* _WHAT YOU NEED TO DO_: Within the listing below, locate all lines containing the word "React". Copy each one.

* _RAW DATA_:
⟨

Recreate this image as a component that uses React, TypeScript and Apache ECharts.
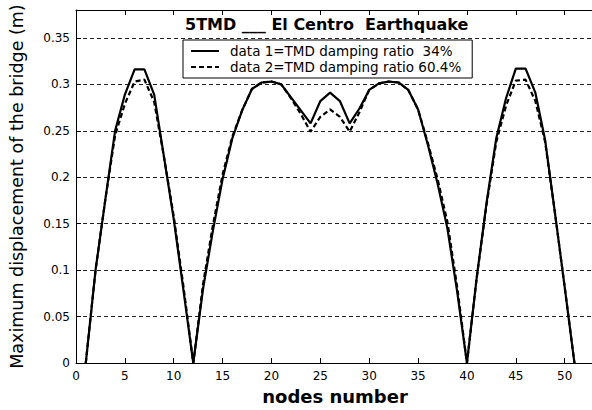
import React, { useEffect, useRef } from "react";
import * as echarts from "echarts";

const NODES = [
  1, 2, 3, 4, 5, 6, 7, 8, 9, 10, 11, 12, 13, 14, 15, 16, 17, 18, 19, 20, 21, 22, 23, 24, 25, 26,
  27, 28, 29, 30, 31, 32, 33, 34, 35, 36, 37, 38, 39, 40, 41, 42, 43, 44, 45, 46, 47, 48, 49, 50, 51,
];

const RATIO_34 = [
  0, 0.1, 0.176, 0.25, 0.289, 0.316, 0.316, 0.289, 0.222, 0.155, 0.078, 0,
  0.08, 0.142, 0.198, 0.242, 0.272, 0.295, 0.302, 0.303, 0.3, 0.286, 0.272, 0.258,
  0.282, 0.291, 0.282, 0.258, 0.274, 0.294, 0.301, 0.303, 0.302, 0.294, 0.273, 0.235,
  0.193, 0.145, 0.077, 0,
  0.092, 0.172, 0.242, 0.285, 0.317, 0.317, 0.291, 0.24, 0.162, 0.082, 0,
];

const RATIO_604 = [
  0, 0.1, 0.176, 0.245, 0.279, 0.303, 0.305, 0.281, 0.222, 0.158, 0.082, 0,
  0.085, 0.148, 0.203, 0.244, 0.272, 0.295, 0.302, 0.303, 0.3, 0.285, 0.268, 0.249,
  0.265, 0.273, 0.265, 0.249, 0.27, 0.294, 0.301, 0.303, 0.302, 0.294, 0.273, 0.237,
  0.198, 0.152, 0.082, 0,
  0.092, 0.17, 0.238, 0.277, 0.304, 0.305, 0.282, 0.238, 0.162, 0.082, 0,
];

const X_TICK_LABELS = ["0", "5", "10", "15", "20", "25", "30", "35", "40", "45", "50"];
const Y_TICK_LABELS = ["0", "0.05", "0.1", "0.15", "0.2", "0.25", "0.3", "0.35"];

const TITLE = "5TMD ___ El Centro  Earthquake";
const NAME_1 = "data 1=TMD damping ratio \u00a034%";
const NAME_2 = "data 2=TMD damping ratio 60.4%";
const X_NAME = "nodes number";
const Y_NAME = "Maximum displacement of the bridge (m)";

const fmt = (labels: string[]) => (v: number) => {
  const s = String(Math.round(v * 1000) / 1000);
  return labels.includes(s) ? s : "";
};

export default function App() {
  const ref = useRef<HTMLDivElement>(null);
  useEffect(() => {
    document.body.style.margin = "0";
    document.body.style.overflow = "hidden";
    document.documentElement.style.overflow = "hidden";
    if (!ref.current) return;
    const chart = echarts.init(ref.current, undefined, { renderer: "svg" });
    const tickFont = { fontFamily: "DejaVu Sans", fontSize: 12, color: "#000" };
    const axisLine = { show: true, lineStyle: { color: "#000", width: 1 } };
    const axisTick = { show: true, inside: true, length: 5, lineStyle: { color: "#000", width: 1 } };
    chart.setOption({
      animation: false,
      backgroundColor: "#fff",
      title: {
        text: TITLE,
        left: 185,
        top: 16,
        padding: 0,
        textStyle: { fontFamily: "DejaVu Sans", fontWeight: "bold", fontSize: 16, color: "#000" },
      },
      legend: {
        orient: "vertical",
        left: 183,
        top: 40,
        itemWidth: 28,
        itemHeight: 12,
        itemGap: 2,
        padding: [4, 11, 4, 7],
        borderColor: "#000",
        borderWidth: 1,
        backgroundColor: "#fff",
        itemStyle: { opacity: 0 },
        textStyle: { fontFamily: "DejaVu Sans", fontSize: 13.5, color: "#000", padding: [0, 0, 0, 6] },
        data: [NAME_1, NAME_2],
      },
      grid: { left: 76, right: 6, top: 10, bottom: 44 },
      xAxis: [
        {
          type: "value",
          position: "bottom",
          min: 0,
          max: 53,
          interval: 5,
          axisLine,
          axisTick,
          axisLabel: { ...tickFont, margin: 7, showMaxLabel: false, formatter: fmt(X_TICK_LABELS) },
          splitLine: { show: false },
          name: X_NAME,
          nameLocation: "middle",
          nameGap: 22,
          nameTextStyle: { fontFamily: "DejaVu Sans", fontWeight: "bold", fontSize: 18, color: "#000" },
        },
        {
          type: "value",
          position: "top",
          min: 0,
          max: 53,
          interval: 5,
          axisLine,
          axisTick,
          axisLabel: { show: false },
          splitLine: { show: false },
        },
      ],
      yAxis: {
        type: "value",
        min: 0,
        max: 0.38,
        interval: 0.05,
        axisLine,
        axisTick,
        axisLabel: { ...tickFont, margin: 6, showMaxLabel: false, formatter: fmt(Y_TICK_LABELS) },
        splitLine: {
          show: true,
          showMinLine: false,
          showMaxLine: false,
          lineStyle: { color: "#222", width: 1, type: [4, 3] },
        },
        name: Y_NAME,
        nameLocation: "middle",
        nameGap: 50,
        nameTextStyle: { fontFamily: "DejaVu Sans", fontSize: 17.5, color: "#000" },
      },
      series: [
        {
          name: NAME_1,
          type: "line",
          xAxisIndex: 0,
          data: NODES.map((n, i) => [n, RATIO_34[i]]),
          symbol: "none",
          lineStyle: { color: "#000", width: 2.2 },
          itemStyle: { color: "#000" },
          z: 3,
        },
        {
          name: NAME_2,
          type: "line",
          xAxisIndex: 0,
          data: NODES.map((n, i) => [n, RATIO_604[i]]),
          symbol: "none",
          lineStyle: { color: "#000", width: 2.2, type: [5, 3] },
          itemStyle: { color: "#000" },
          z: 2,
        },
      ],
    });
    return () => chart.dispose();
  }, []);
  return (
    <div
      ref={ref}
      style={{ position: "absolute", left: 0, top: 0, width: 600, height: 410 }}
    />
  );
}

⟩

* _COMPLETED EXERCISE_:
Recreate this image as a component that uses React, TypeScript and Apache ECharts.
import React, { useEffect, useRef } from "react";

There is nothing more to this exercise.